Along with hundreds of others parents across Derry this weekend, I’ll be waiting on the postman tomorrow morning, because that’s the day the nursery places get allocated.
I’m new to this game as my three-year-old is my eldest, and I’m hoping beyond hope we get our first place.
It’s close to home, has a great track record, and every time we go past it my daughter begs, ‘Can I go there when I’m older mummy?’ It would break my heart to have to tell her ‘no’.
Every year, the usual argument is always thrown up; that it’s the kids with parents who don’t work who get the first choices, and many shout that it’s ‘just not fair’.
And because both my husband and I work, that puts us at a disadvantage when it comes to first choice preferences.
Of course, if my girl doesn’t get her first choice that’s the rant I’ll be sporting but I know deep down that the system has to work that way. Why?
Well, unfortunately Derry has one of the highest rates of deprivation in the country, and it’s proven that children from areas of poverty go to school unprepared - including an inability to go to the toilet independently, hold a pen, or communicate effectively.
But a decent nursery place can help rectify some of these problems.
A good nursery can bolster confidence and instill essential skills.
So I understand that there are children who may need the local nursery more than my daughter.

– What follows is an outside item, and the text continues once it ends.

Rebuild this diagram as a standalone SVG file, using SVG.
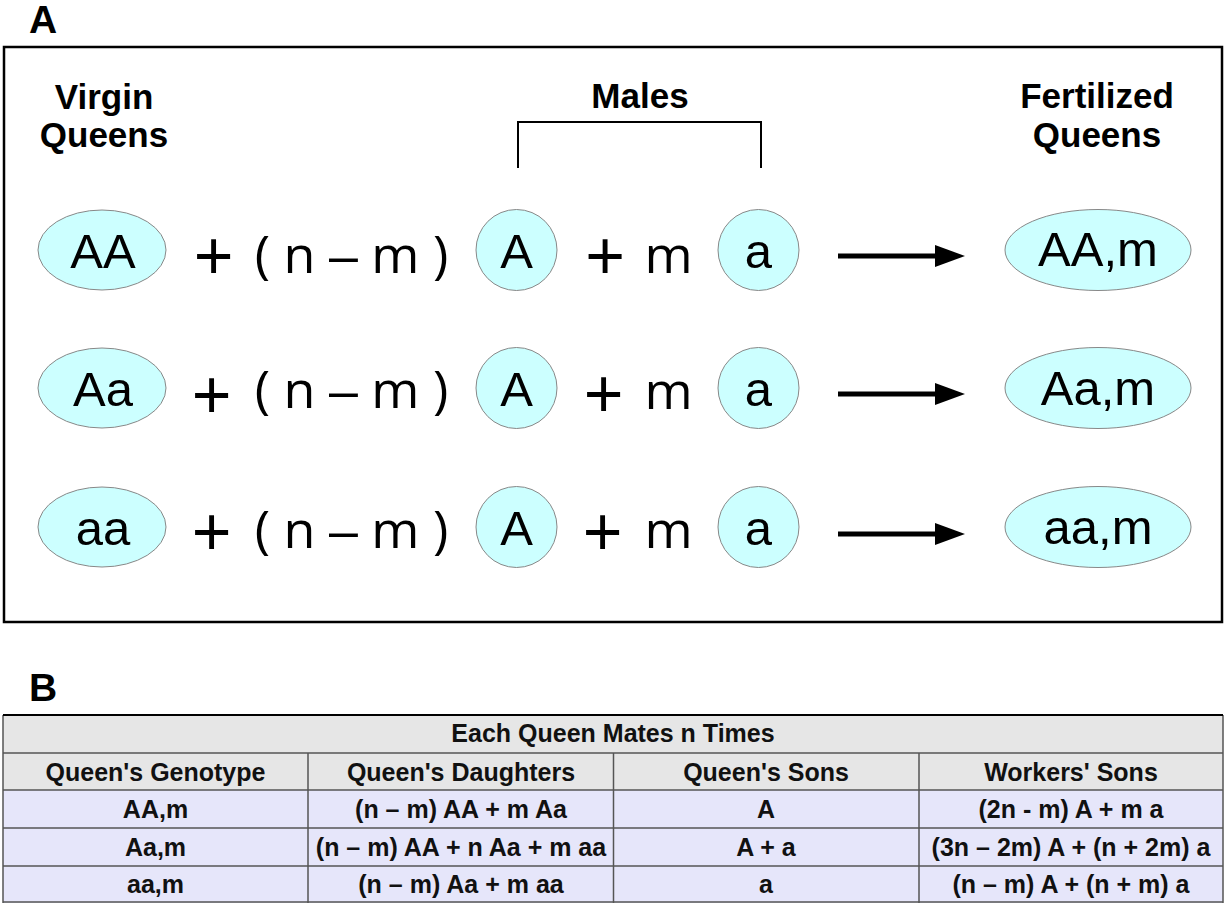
<svg xmlns="http://www.w3.org/2000/svg" width="1225" height="903" viewBox="0 0 1225 903">
<style>
.lbl{font-family:"Liberation Sans",Arial,sans-serif;font-weight:bold;font-size:39px;fill:#000}
.hd{font-family:"Liberation Sans",Arial,sans-serif;font-weight:bold;font-size:35px;fill:#000;text-anchor:middle}
.node{fill:#ccffff;stroke:#888;stroke-width:1}
.nt{font-family:"Liberation Sans",Arial,sans-serif;font-size:49px;fill:#000;text-anchor:middle}
.op{font-family:"Liberation Sans",Arial,sans-serif;font-size:68px;fill:#000;text-anchor:middle}
.ex{font-family:"Open Sans","DejaVu Sans",sans-serif;font-size:52px;fill:#000;text-anchor:middle}
.dash{font-family:"Liberation Sans",Arial,sans-serif}
.tt{font-family:"Liberation Sans",Arial,sans-serif;font-weight:bold;font-size:25px;fill:#111;text-anchor:middle}
.g{fill:#e6e6e6}
.v{fill:#e6e6fa}
.tl{stroke:#555;stroke-width:1.5}
</style>

<text class="lbl" x="29" y="33">A</text>
<rect x="4" y="47" width="1218" height="575" fill="none" stroke="#000" stroke-width="2.5"/>

<text class="hd" x="104" y="109">Virgin</text>
<text class="hd" x="104" y="147">Queens</text>
<text class="hd" x="640" y="108">Males</text>
<text class="hd" x="1097" y="108">Fertilized</text>
<text class="hd" x="1097" y="147">Queens</text>
<path d="M518,168 V122 H761 V168" fill="none" stroke="#000" stroke-width="2"/>

<!-- Row 1 -->
<g id="vq1"><ellipse class="node" cx="102" cy="250" rx="64" ry="40"/><text class="nt" x="103" y="268">AA</text></g>
<text class="op" x="213.5" y="279">+</text>
<text class="ex" x="351.5" y="273">( n <tspan class="dash">–</tspan> m )</text>
<g id="mA1"><circle class="node" cx="516.5" cy="250" r="40.5"/><text class="nt" x="516.5" y="268">A</text></g>
<text class="op" x="605" y="279">+</text>
<text class="ex" x="668.5" y="273">m</text>
<g id="ma1"><circle class="node" cx="758.5" cy="250" r="40.5"/><text class="nt" x="758.5" y="268">a</text></g>
<g id="fq1"><ellipse class="node" cx="1098" cy="250" rx="93" ry="40.5"/><text class="nt" x="1098" y="266">AA,m</text></g>

<!-- Row 2 -->
<g id="vq2"><ellipse class="node" cx="102" cy="388" rx="64" ry="40"/><text class="nt" x="103" y="406">Aa</text></g>
<text class="op" x="211.5" y="418">+</text>
<text class="ex" x="351.5" y="408">( n <tspan class="dash">–</tspan> m )</text>
<g id="mA2"><circle class="node" cx="516.5" cy="388" r="40.5"/><text class="nt" x="516.5" y="406">A</text></g>
<text class="op" x="603.5" y="417">+</text>
<text class="ex" x="668.5" y="409">m</text>
<g id="ma2"><circle class="node" cx="758.5" cy="388" r="40.5"/><text class="nt" x="758.5" y="406">a</text></g>
<g id="fq2"><ellipse class="node" cx="1098" cy="388" rx="93" ry="40.5"/><text class="nt" x="1098" y="405">Aa,m</text></g>

<!-- Row 3 -->
<g id="vq3"><ellipse class="node" cx="102" cy="527" rx="64" ry="40"/><text class="nt" x="103" y="545">aa</text></g>
<text class="op" x="211.5" y="555">+</text>
<text class="ex" x="351.5" y="548">( n <tspan class="dash">–</tspan> m )</text>
<g id="mA3"><circle class="node" cx="516.5" cy="527" r="40.5"/><text class="nt" x="516.5" y="545">A</text></g>
<text class="op" x="602.5" y="555">+</text>
<text class="ex" x="668.5" y="548">m</text>
<g id="ma3"><circle class="node" cx="758.5" cy="527" r="40.5"/><text class="nt" x="758.5" y="545">a</text></g>
<g id="fq3"><ellipse class="node" cx="1098" cy="527" rx="93" ry="40.5"/><text class="nt" x="1098" y="544">aa,m</text></g>

<g id="connectors" fill="#000" stroke="#000">
<line x1="838" y1="256" x2="937" y2="256" stroke-width="5"/>
<polygon points="935,245 965,256 935,267" stroke="none"/>
<line x1="838" y1="394" x2="937" y2="394" stroke-width="5"/>
<polygon points="935,383 965,394 935,405" stroke="none"/>
<line x1="838" y1="534" x2="937" y2="534" stroke-width="5"/>
<polygon points="935,523 965,534 935,545" stroke="none"/>
</g>

<text class="lbl" x="29" y="701">B</text>
<g id="table">
<rect class="g" x="3" y="715" width="1220" height="75"/>
<rect class="v" x="3" y="790" width="1220" height="113"/>
<line class="tl" x1="3" y1="753" x2="1223" y2="753"/>
<line class="tl" x1="3" y1="790" x2="1223" y2="790"/>
<line class="tl" x1="3" y1="828" x2="1223" y2="828"/>
<line class="tl" x1="3" y1="866" x2="1223" y2="866"/>
<line class="tl" x1="3" y1="902" x2="1223" y2="902"/>
<line class="tl" x1="3" y1="715" x2="3" y2="903"/>
<line class="tl" x1="1223" y1="715" x2="1223" y2="903"/>
<line class="tl" x1="308" y1="753" x2="308" y2="903"/>
<line class="tl" x1="613.5" y1="753" x2="613.5" y2="903"/>
<line class="tl" x1="919" y1="753" x2="919" y2="903"/>
<line x1="3" y1="715" x2="1223" y2="715" stroke="#000" stroke-width="2"/>
<text class="tt" x="613" y="742">Each Queen Mates n Times</text>
<text class="tt" x="155.5" y="781">Queen's Genotype</text>
<text class="tt" x="461" y="781">Queen's Daughters</text>
<text class="tt" x="766" y="781">Queen's Sons</text>
<text class="tt" x="1071" y="781">Workers' Sons</text>
<text class="tt" x="155.5" y="818">AA,m</text>
<text class="tt" x="461" y="818">(n – m) AA + m Aa</text>
<text class="tt" x="766" y="818">A</text>
<text class="tt" x="1071" y="818">(2n - m) A + m a</text>
<text class="tt" x="155.5" y="856">Aa,m</text>
<text class="tt" x="461" y="856">(n – m) AA + n Aa + m aa</text>
<text class="tt" x="766" y="856">A + a</text>
<text class="tt" x="1071" y="856">(3n – 2m) A + (n + 2m) a</text>
<text class="tt" x="155.5" y="893">aa,m</text>
<text class="tt" x="461" y="893">(n – m) Aa + m aa</text>
<text class="tt" x="766" y="893">a</text>
<text class="tt" x="1071" y="893">(n – m) A + (n + m) a</text>
</g>
</svg>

However, I know for a fact that the five choices that we’ve put beneath our first are also all over-subscribed.
That means the nursery we get allocated may not be one of those either. If that happens, I would have to trek my three-year-old aross the city every morning, into an area she doesn’t know, and away from the friends she has already made at playgroup.
That will be a hard pill to swallow.
Beacuse working parents, like me, are contibuting towards the economy and then the system discriminates against us.
Instead, someone that sits at home all day getting benefits ‘wins’.
But, we know that’s not right either because there are countless reasons why a family may be claiming Income Support and in Derry, jobs are not easily come by.
One things for sure, it doesn’t make me a better person just because I’m lucky enough to have a job.
That said, I really, really want that letter to say all the right things tomorrow.